Valeri Galtsev wrote:
On Mon, November 9, 2015 12:42 pm, m.roth@5-cent.us wrote:
Gordon Messmer wrote:
On 11/09/2015 09:59 AM, John R Pierce wrote:
On 11/9/2015 9:50 AM, Gordon Messmer wrote:
I don't see the distinction you're making.
a incremental backup copies everything since the last incremental a differential copies everything since the last full.
I guess that makes sense, but in backup systems based on rsync and hard links (such as rsnapshot), *every* backup on the backup volume is a "full" backup, so incremental and differential are the same thing.
rsync is NOT a backup system, its just a incremental file copy
<snip>
Actually, we use rsync for backups. We have a script that creates a new daily directory... and uses hard links to previous dates.
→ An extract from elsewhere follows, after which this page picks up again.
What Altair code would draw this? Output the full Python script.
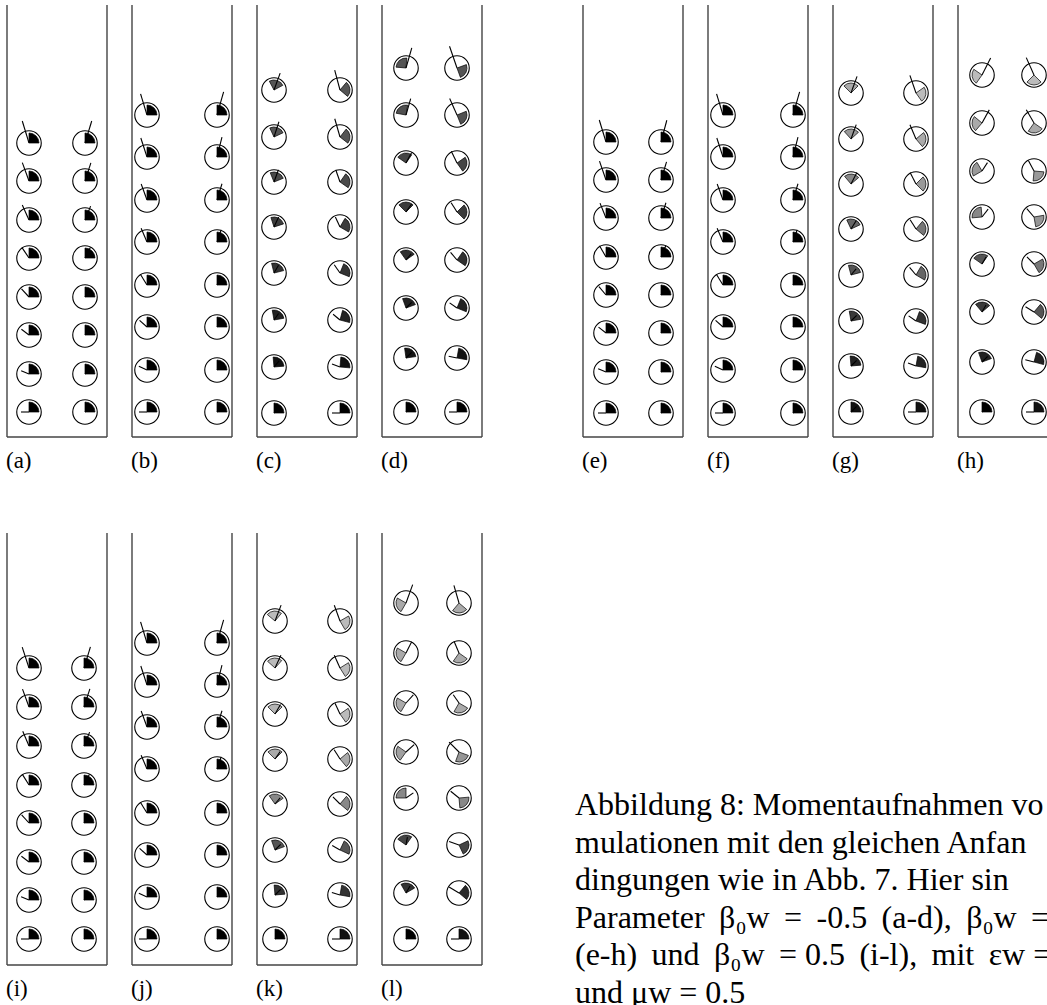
import math
import altair as alt
import pandas as pd

# ---------------------------------------------------------------------------
# Snapshot data: 12 containers, two columns of eight discs each.
# Per disc: height of centre above the floor, marker wedge orientation
# (start angle of a 90 degree sector, degrees, counter-clockwise from +x),
# wedge grey level (0 = black), stick angle (degrees) and stick length.
# ---------------------------------------------------------------------------
PANELS = ["a", "b", "c", "d", "e", "f", "g", "h", "i", "j", "k", "l"]

COL_X = {
    "a": (22, 78), "b": (15, 85), "c": (17, 83), "d": (24, 75),
    "e": (23, 78), "f": (15, 85), "g": (18, 83), "h": (24, 76),
    "i": (22, 77), "j": (15, 85), "k": (18, 83), "l": (24, 77),
}

ROW_H = {
    "a": [294, 256, 217, 179, 140, 102, 63, 25],
    "b": [322, 280, 237, 195, 152, 110, 67, 25],
    "c": [347, 300, 255, 210, 164, 117, 70, 24],
    "d": [369, 322, 274, 225, 177, 129, 79, 25],
    "e": [295, 257, 219, 180, 142, 104, 65, 24],
    "f": [322, 280, 237, 195, 152, 110, 67, 24],
    "g": [344, 298, 253, 208, 162, 116, 71, 25],
    "h": [362, 314, 266, 220, 173, 125, 75, 25],
    "i": [297, 258, 219, 180, 142, 103, 65, 26],
    "j": [322, 280, 238, 196, 152, 110, 68, 26],
    "k": [344, 297, 251, 206, 161, 115, 70, 26],
    "l": [362, 312, 262, 213, 167, 120, 72, 26],
}

ZERO8 = [0, 0, 0, 0, 0, 0, 0, 0]

WEDGE_L = {
    "a": ZERO8, "b": ZERO8, "e": ZERO8, "f": ZERO8, "i": ZERO8, "j": ZERO8,
    "c": [28, 25, 22, 18, 14, 10, 5, 0],
    "d": [85, 80, 55, 45, 35, 20, 8, 0],
    "g": [45, 42, 40, 25, 15, 10, 5, 0],
    "h": [145, 140, 120, 95, 55, 40, 20, 0],
    "k": [50, 48, 45, 45, 35, 20, 5, 0],
    "l": [150, 150, 150, 145, 90, 55, 30, 0],
}
WEDGE_R = {
    "a": ZERO8, "b": ZERO8, "e": ZERO8, "f": ZERO8, "i": ZERO8, "j": ZERO8,
    "c": [-40, -38, -35, -30, -22, -15, -5, 0],
    "d": [-70, -68, -55, -45, -35, -22, -10, 0],
    "g": [-55, -50, -45, -40, -30, -20, -10, 0],
    "h": [225, 235, 265, 280, 300, 320, 345, 0],
    "k": [-60, -58, -55, -50, -40, -25, -10, 0],
    "l": [230, 235, 240, 250, 275, 295, 320, 0],
}

GRAY_L = {
    "a": ZERO8, "b": ZERO8, "e": ZERO8, "f": ZERO8, "i": ZERO8, "j": ZERO8,
    "c": [85, 85, 74, 60, 51, 34, 17, 0],
    "d": [85, 80, 68, 58, 48, 34, 20, 0],
    "g": [170, 153, 136, 102, 85, 58, 34, 17],
    "h": [187, 170, 153, 136, 85, 58, 34, 0],
    "k": [187, 187, 180, 170, 136, 85, 51, 0],
    "l": [170, 170, 170, 160, 136, 68, 51, 0],
}
GRAY_R = {
    "a": ZERO8, "b": ZERO8, "e": ZERO8, "f": ZERO8, "i": ZERO8, "j": ZERO8,
    "c": [85, 85, 74, 60, 51, 34, 17, 0],
    "d": [85, 80, 68, 58, 48, 34, 20, 0],
    "g": [187, 170, 153, 119, 102, 51, 34, 17],
    "h": [187, 170, 153, 150, 119, 85, 34, 17],
    "k": [187, 187, 187, 170, 136, 85, 51, 17],
    "l": [170, 170, 170, 150, 136, 68, 40, 17],
}

STICK_ANG_L = {
    "a": [107, 110, 114, 124, 133, 143, 157, 180],
    "b": [107, 108, 110, 113, 122, 138, 155, 180],
    "c": [70, 72, 70, 65, 60, 55, 50, 45],
    "d": [74, 74, 62, 55, 50, 45, 45, 45],
    "e": [107, 109, 112, 120, 130, 142, 157, 180],
    "f": [107, 108, 110, 113, 122, 138, 155, 180],
    "g": [70, 70, 63, 58, 50, 45, 45, 45],
    "h": [63, 61, 57, 52, 60, 60, 45, 45],
    "i": [108, 110, 113, 122, 132, 143, 158, 180],
    "j": [107, 108, 110, 113, 122, 138, 155, 180],
    "k": [69, 65, 60, 55, 50, 45, 45, 45],
    "l": [70, 63, 48, 42, 35, 80, 60, 45],
}
STICK_LEN_L = {
    "a": [23, 19.5, 16.5, 12.5, 11, 9.5, 8.5, 8],
    "b": [22, 20, 17, 15, 12, 10, 9, 8],
    "c": [18, 16, 13, 11, 9, 8, 8, 8],
    "d": [21, 17, 12, 10, 8, 8, 8, 8],
    "e": [23, 20, 16, 13, 11, 9.5, 8.5, 8],
    "f": [22, 20, 17, 15, 12, 10, 9, 8],
    "g": [17.7, 15.3, 13, 10, 8, 8, 8, 8],
    "h": [19, 15, 10, 10, 8, 8, 8, 8],
    "i": [22, 19, 16, 12.5, 11, 9.5, 8.5, 8],
    "j": [22, 20, 17, 15, 12, 10, 9, 8],
    "k": [17, 14, 11, 9, 8, 8, 8, 8],
    "l": [19.5, 12.5, 11, 11, 9, 8, 8, 8],
}
STICK_ANG_R = {
    "a": [73, 72, 68, 63, 58, 50, 45, 45],
    "b": [74, 76, 73, 71, 65, 55, 50, 45],
    "c": [105, 106, 109, 115, 125, 140, 160, 180],
    "d": [109, 114, 116, 122, 130, 145, 168, 180],
    "e": [75, 73, 72, 67, 60, 50, 45, 45],
    "f": [74, 76, 73, 71, 65, 55, 50, 45],
    "g": [109, 113, 117, 122, 130, 145, 160, 180],
    "h": [114, 120, 118, 131, 135, 148, 165, 180],
    "i": [73, 72, 68, 63, 58, 50, 45, 45],
    "j": [74, 76, 73, 71, 65, 55, 50, 45],
    "k": [110, 114, 115, 122, 135, 150, 163, 180],
    "l": [106, 113, 125, 135, 141, 160, 149, 180],
}
STICK_LEN_R = {
    "a": [23, 19, 15, 12, 10, 8, 8, 8],
    "b": [24, 20.5, 17, 13, 9, 8, 8, 8],
    "c": [20.5, 19, 13, 11, 10, 9, 8.5, 8],
    "d": [23, 18, 13, 11, 10, 9, 8.5, 8],
    "e": [22.5, 19, 16, 12.5, 10, 8, 8, 8],
    "f": [24, 20.5, 17, 13, 9, 8, 8, 8],
    "g": [18.7, 15.5, 13, 11, 10, 9, 8.5, 8],
    "h": [19, 15.4, 12, 11, 10, 10, 9, 8],
    "i": [22, 19, 15, 12, 10, 8, 8, 8],
    "j": [24, 20.5, 17, 13, 9, 8, 8, 8],
    "k": [16.7, 14, 11.8, 11, 10, 9, 8.5, 8],
    "l": [18.4, 12.7, 10, 14, 10.7, 10.5, 11.6, 8],
}

# justified caption lines; slightly widened gaps (space + thin space)
G = " \u2009"
CAPTION = [
    "Abbildung 8: Momentaufnahmen vo",
    "mulationen mit den gleichen Anfan",
    "dingungen wie in Abb. 7. Hier sin",
    f"Parameter{G}β₀w{G}={G}-0.5{G}(a-d),{G}β₀w{G}=",
    "(e-h)\u2009 und\u2009 β₀w\u2009 = 0.5\u2009 (i-l),\u2009 mit\u2009 εw =",
    "und μw = 0.5",
]

# ---------------------------------------------------------------------------
# Layout of the containers on the page
# ---------------------------------------------------------------------------
W, H = 1047, 1005
BOX_W, BOX_H = 100, 432
STEP = 125


def box_origin(k):
    if k < 8:
        left = 7 + STEP * k + (76 if k >= 4 else 0)
        floor = 437
    else:
        left = 7 + STEP * (k - 8)
        floor = 965
    return left, floor


walls, discs, labels = [], [], []
for k, p in enumerate(PANELS):
    left, floor = box_origin(k)
    top = floor - BOX_H
    walls += [
        {"x": left, "y": top, "x2": left, "y2": floor},
        {"x": left + BOX_W, "y": top, "x2": left + BOX_W, "y2": floor},
        {"x": left, "y": floor, "x2": left + BOX_W, "y2": floor},
    ]
    labels.append({"x": left - 1, "y": floor + 31, "text": f"({p})"})
    for c, side in enumerate(("L", "R")):
        wedge = (WEDGE_L if side == "L" else WEDGE_R)[p]
        gray = (GRAY_L if side == "L" else GRAY_R)[p]
        ang = (STICK_ANG_L if side == "L" else STICK_ANG_R)[p]
        ln = (STICK_LEN_L if side == "L" else STICK_LEN_R)[p]
        for r in range(8):
            cx = left + COL_X[p][c]
            cy = floor - ROW_H[p][r]
            t1 = (-wedge[r]) % 360
            g = gray[r]
            a = math.radians(ang[r])
            discs.append({
                "x": cx, "y": cy,
                "t1": math.radians(t1), "t2": math.radians(t1 + 90),
                "fill": f"#{g:02x}{g:02x}{g:02x}",
                "sx": cx + ln[r] * math.cos(a),
                "sy": cy - ln[r] * math.sin(a),
            })

walls = pd.DataFrame(walls)
discs = pd.DataFrame(discs)
labels = pd.DataFrame(labels)
caption = pd.DataFrame({
    "x": [575] * len(CAPTION),
    "y": [815 + 37.6 * i for i in range(len(CAPTION))],
    "text": CAPTION,
})

xs = alt.Scale(domain=[0, W], nice=False, zero=False)
ys = alt.Scale(domain=[0, H], nice=False, zero=False, reverse=True)


def X(f="x"):
    return alt.X(f"{f}:Q", scale=xs, axis=None)


def Y(f="y"):
    return alt.Y(f"{f}:Q", scale=ys, axis=None)


wall_layer = alt.Chart(walls).mark_rule(color="#444444", strokeWidth=1.4).encode(
    x=X(), y=Y(), x2="x2:Q", y2="y2:Q"
)

circle_layer = alt.Chart(discs).mark_point(
    shape="circle", filled=True, fill="white", stroke="black",
    strokeWidth=1.1, size=600, opacity=1
).encode(x=X(), y=Y())

wedge_layer = alt.Chart(discs).mark_arc(
    radius=10, stroke="black", strokeWidth=0.7
).encode(
    x=X(), y=Y(),
    theta=alt.Theta("t1:Q", scale=None, stack=False),
    theta2="t2:Q",
    fill=alt.Fill("fill:N", scale=None),
)

stick_layer = alt.Chart(discs).mark_rule(color="black", strokeWidth=1.1).encode(
    x=X(), y=Y(), x2="sx:Q", y2="sy:Q"
)

label_layer = alt.Chart(labels).mark_text(
    font="Liberation Serif", fontSize=23, align="left", baseline="alphabetic",
    color="black"
).encode(x=X(), y=Y(), text="text:N")

caption_layer = alt.Chart(caption).mark_text(
    font="Liberation Serif", fontSize=32, align="left", baseline="alphabetic",
    color="black"
).encode(x=X(), y=Y(), text="text:N")

chart = alt.layer(
    wall_layer, circle_layer, wedge_layer, stick_layer, label_layer, caption_layer
).properties(
    width=W, height=H,
    autosize=alt.AutoSizeParams(type="none"),
    padding=0,
    background="white",
).configure_view(stroke=None)

chart.save("out.html", embed_options={"renderer": "svg", "actions": False})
That way, it looks like a full b/u... but you can go to a previous date to restore an older version of the file (aka ACK! I saved that file full of garbage to my Great American Novel filename! <g>).
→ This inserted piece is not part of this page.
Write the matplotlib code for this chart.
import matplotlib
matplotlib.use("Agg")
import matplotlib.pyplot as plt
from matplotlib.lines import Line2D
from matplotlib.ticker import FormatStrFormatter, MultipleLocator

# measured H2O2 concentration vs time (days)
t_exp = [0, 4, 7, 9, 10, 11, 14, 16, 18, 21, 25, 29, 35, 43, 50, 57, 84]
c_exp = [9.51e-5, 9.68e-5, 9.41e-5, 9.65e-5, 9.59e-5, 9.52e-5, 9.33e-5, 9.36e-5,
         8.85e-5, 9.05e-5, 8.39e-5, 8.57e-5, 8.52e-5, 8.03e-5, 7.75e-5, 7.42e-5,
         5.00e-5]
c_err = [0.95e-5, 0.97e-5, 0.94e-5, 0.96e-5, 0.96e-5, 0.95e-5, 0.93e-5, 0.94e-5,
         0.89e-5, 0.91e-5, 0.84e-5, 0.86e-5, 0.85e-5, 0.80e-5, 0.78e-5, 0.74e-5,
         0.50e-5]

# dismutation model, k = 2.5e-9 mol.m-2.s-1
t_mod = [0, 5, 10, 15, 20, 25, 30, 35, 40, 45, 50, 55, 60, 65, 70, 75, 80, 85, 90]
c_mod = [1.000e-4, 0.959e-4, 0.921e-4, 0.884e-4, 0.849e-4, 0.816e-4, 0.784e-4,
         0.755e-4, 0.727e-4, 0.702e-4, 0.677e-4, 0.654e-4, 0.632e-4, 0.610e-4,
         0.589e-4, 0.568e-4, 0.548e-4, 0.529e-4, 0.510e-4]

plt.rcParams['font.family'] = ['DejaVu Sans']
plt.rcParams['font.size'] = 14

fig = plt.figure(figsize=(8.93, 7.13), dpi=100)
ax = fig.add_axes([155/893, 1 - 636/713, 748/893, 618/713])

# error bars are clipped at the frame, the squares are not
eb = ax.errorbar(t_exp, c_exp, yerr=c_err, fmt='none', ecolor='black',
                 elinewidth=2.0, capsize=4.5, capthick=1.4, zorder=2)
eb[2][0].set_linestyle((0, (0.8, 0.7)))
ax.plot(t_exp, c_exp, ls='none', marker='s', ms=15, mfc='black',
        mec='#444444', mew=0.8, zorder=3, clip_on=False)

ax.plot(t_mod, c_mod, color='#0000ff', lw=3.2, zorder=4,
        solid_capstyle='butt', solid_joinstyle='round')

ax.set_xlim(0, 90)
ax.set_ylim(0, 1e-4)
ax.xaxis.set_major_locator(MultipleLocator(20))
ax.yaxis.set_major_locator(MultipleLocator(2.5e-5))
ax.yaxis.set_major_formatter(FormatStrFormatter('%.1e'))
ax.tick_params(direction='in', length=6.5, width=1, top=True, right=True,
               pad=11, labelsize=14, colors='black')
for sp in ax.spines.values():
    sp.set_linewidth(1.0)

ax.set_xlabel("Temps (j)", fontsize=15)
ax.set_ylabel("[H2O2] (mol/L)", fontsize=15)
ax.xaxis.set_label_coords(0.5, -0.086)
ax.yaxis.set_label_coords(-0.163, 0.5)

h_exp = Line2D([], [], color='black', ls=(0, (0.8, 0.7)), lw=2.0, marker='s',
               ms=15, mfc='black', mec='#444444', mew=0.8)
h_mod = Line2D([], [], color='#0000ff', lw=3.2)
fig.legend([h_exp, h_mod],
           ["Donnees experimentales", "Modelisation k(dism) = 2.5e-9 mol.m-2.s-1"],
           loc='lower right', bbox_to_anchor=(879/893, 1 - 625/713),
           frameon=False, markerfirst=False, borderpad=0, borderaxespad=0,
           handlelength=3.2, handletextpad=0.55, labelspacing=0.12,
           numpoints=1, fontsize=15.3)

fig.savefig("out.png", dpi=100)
I wonder how filesystem behaves when almost every file has some 400 hard links to it. (thinking in terms of a year worth of daily backups).
That, I can't answer - what we have is "disaster recovery", not "archive", so we only keep them for no more than five weeks.
On the other hand... a reasonable approach would be for, over maybe two months old, to keep the first of the month, and rm everything else for the month.